▸ AIM OF THE TASK: Print nothing but the lines from the start of the listing below through the line that contains "import * as". Do not include the pictures.
===
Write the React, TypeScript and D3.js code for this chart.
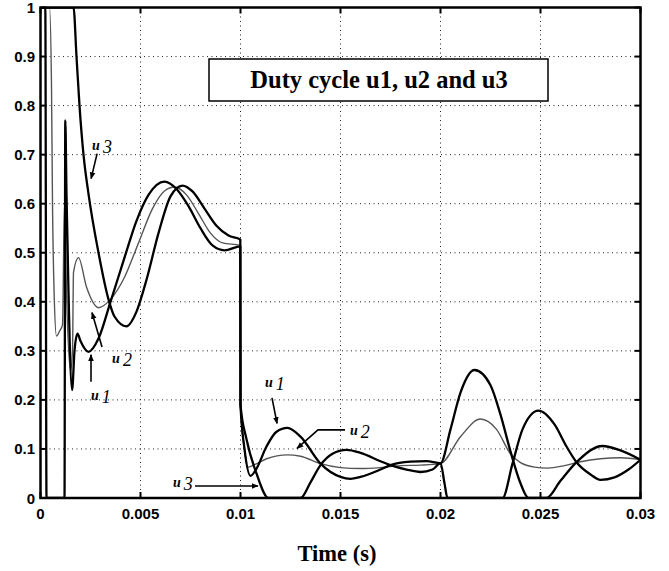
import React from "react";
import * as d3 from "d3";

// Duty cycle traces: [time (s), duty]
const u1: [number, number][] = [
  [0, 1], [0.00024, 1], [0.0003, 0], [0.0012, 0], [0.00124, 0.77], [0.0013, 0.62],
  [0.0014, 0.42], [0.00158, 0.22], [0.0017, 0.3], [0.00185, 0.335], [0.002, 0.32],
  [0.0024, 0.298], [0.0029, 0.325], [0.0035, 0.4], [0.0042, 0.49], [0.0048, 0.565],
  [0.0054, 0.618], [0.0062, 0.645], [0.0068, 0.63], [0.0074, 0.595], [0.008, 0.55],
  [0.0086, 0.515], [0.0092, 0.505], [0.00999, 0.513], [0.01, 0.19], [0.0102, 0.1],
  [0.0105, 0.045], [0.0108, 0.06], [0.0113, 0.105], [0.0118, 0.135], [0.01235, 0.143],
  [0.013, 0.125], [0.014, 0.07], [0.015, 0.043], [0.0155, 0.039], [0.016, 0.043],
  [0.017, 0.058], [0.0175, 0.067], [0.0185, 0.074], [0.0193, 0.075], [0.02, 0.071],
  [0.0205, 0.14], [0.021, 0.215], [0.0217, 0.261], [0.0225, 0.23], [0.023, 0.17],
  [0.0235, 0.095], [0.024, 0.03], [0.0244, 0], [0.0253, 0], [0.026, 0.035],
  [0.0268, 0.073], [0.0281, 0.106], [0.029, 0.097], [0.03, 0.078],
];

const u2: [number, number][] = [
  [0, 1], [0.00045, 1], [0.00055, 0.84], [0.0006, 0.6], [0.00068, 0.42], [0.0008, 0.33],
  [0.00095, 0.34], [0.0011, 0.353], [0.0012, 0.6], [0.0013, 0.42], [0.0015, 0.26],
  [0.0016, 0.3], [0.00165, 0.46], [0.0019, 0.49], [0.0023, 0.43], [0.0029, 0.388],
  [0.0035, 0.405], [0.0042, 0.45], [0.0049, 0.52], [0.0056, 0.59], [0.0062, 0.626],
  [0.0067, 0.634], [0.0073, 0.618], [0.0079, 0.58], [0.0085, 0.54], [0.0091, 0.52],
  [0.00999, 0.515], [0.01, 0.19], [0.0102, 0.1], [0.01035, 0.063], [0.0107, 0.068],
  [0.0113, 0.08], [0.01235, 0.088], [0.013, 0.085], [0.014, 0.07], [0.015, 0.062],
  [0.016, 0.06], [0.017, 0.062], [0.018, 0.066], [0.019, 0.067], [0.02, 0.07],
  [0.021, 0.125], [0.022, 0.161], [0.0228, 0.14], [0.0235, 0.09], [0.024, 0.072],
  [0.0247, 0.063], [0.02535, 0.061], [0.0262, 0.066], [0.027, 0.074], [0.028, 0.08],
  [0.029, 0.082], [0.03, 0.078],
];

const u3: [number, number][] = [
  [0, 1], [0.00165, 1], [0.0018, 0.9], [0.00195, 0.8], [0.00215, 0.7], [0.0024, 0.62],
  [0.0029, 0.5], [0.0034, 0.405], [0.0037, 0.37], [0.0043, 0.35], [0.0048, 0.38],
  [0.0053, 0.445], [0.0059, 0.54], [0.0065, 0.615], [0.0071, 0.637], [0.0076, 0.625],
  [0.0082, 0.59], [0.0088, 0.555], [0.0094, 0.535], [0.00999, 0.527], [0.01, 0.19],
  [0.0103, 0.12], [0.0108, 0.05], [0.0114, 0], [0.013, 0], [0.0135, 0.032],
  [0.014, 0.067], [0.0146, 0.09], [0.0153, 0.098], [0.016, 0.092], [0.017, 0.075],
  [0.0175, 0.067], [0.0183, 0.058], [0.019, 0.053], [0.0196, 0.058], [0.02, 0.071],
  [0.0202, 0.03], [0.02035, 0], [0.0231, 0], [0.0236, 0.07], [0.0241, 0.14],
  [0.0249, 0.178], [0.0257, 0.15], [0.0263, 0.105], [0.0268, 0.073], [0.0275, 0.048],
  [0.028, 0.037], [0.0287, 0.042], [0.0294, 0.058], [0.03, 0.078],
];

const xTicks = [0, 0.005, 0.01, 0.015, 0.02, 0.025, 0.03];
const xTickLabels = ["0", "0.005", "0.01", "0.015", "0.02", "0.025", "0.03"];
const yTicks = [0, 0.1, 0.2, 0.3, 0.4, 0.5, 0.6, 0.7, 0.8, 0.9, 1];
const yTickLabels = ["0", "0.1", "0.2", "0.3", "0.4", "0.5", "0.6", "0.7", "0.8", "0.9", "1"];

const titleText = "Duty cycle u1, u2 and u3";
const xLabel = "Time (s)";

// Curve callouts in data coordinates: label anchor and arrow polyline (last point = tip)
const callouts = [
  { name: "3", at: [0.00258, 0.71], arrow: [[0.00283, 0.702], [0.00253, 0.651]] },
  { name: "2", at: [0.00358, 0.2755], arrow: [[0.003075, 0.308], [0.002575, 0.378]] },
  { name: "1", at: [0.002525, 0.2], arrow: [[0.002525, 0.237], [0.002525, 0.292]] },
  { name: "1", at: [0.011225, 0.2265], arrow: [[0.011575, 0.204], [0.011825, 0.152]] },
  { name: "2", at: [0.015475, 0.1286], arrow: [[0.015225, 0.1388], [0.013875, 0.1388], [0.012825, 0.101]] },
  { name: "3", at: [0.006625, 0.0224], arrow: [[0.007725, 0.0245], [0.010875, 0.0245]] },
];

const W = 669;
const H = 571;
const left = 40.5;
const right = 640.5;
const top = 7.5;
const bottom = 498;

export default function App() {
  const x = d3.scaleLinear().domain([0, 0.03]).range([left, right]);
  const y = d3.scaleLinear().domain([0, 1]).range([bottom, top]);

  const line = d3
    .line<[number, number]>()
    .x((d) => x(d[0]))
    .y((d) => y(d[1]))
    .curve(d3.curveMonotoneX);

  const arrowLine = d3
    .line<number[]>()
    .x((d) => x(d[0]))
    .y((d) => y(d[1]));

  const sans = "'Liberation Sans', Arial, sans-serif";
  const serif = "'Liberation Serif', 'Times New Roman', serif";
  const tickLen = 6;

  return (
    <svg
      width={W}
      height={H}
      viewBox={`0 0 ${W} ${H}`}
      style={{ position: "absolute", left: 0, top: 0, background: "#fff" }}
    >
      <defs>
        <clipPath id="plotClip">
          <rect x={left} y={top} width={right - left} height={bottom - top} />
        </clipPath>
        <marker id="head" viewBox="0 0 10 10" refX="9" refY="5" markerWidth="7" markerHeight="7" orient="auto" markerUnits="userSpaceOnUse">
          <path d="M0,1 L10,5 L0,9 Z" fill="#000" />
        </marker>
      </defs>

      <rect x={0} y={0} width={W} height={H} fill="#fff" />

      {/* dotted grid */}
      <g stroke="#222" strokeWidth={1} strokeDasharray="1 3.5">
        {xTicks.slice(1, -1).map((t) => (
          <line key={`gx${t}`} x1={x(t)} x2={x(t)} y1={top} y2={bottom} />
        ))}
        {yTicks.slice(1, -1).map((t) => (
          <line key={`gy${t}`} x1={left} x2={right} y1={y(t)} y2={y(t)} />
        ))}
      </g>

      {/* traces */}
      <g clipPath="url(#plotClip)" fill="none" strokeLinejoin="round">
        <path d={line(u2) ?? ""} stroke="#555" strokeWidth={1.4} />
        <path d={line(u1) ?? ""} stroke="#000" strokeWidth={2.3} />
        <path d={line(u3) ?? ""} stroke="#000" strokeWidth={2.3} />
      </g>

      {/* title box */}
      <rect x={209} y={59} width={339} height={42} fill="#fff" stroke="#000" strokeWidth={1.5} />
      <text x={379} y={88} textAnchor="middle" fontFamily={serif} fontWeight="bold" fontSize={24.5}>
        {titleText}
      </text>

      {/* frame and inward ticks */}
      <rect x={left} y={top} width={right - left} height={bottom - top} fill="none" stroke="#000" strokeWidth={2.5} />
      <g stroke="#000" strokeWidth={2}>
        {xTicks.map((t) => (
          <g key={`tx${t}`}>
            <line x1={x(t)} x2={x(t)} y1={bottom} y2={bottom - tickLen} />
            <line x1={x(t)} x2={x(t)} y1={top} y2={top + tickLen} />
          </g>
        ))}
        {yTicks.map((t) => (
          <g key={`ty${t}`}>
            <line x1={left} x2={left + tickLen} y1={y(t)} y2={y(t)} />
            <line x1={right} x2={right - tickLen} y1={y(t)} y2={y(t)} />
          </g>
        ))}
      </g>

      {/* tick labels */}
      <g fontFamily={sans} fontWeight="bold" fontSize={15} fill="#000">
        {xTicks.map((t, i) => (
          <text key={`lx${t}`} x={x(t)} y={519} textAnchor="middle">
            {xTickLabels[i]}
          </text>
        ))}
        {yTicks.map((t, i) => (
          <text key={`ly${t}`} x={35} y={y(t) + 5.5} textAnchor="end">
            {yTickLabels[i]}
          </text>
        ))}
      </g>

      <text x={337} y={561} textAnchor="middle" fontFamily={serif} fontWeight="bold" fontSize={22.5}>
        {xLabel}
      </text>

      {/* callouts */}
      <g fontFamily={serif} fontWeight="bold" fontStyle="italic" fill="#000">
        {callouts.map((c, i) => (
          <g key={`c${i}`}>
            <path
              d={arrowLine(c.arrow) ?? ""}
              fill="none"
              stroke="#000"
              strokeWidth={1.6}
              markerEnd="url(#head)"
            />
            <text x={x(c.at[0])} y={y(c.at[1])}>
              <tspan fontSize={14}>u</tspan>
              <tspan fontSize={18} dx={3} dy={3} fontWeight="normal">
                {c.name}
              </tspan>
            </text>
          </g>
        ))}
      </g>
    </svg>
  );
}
===
▸ OUTPUT OF THE TASK:
Write the React, TypeScript and D3.js code for this chart.
import React from "react";
import * as d3 from "d3";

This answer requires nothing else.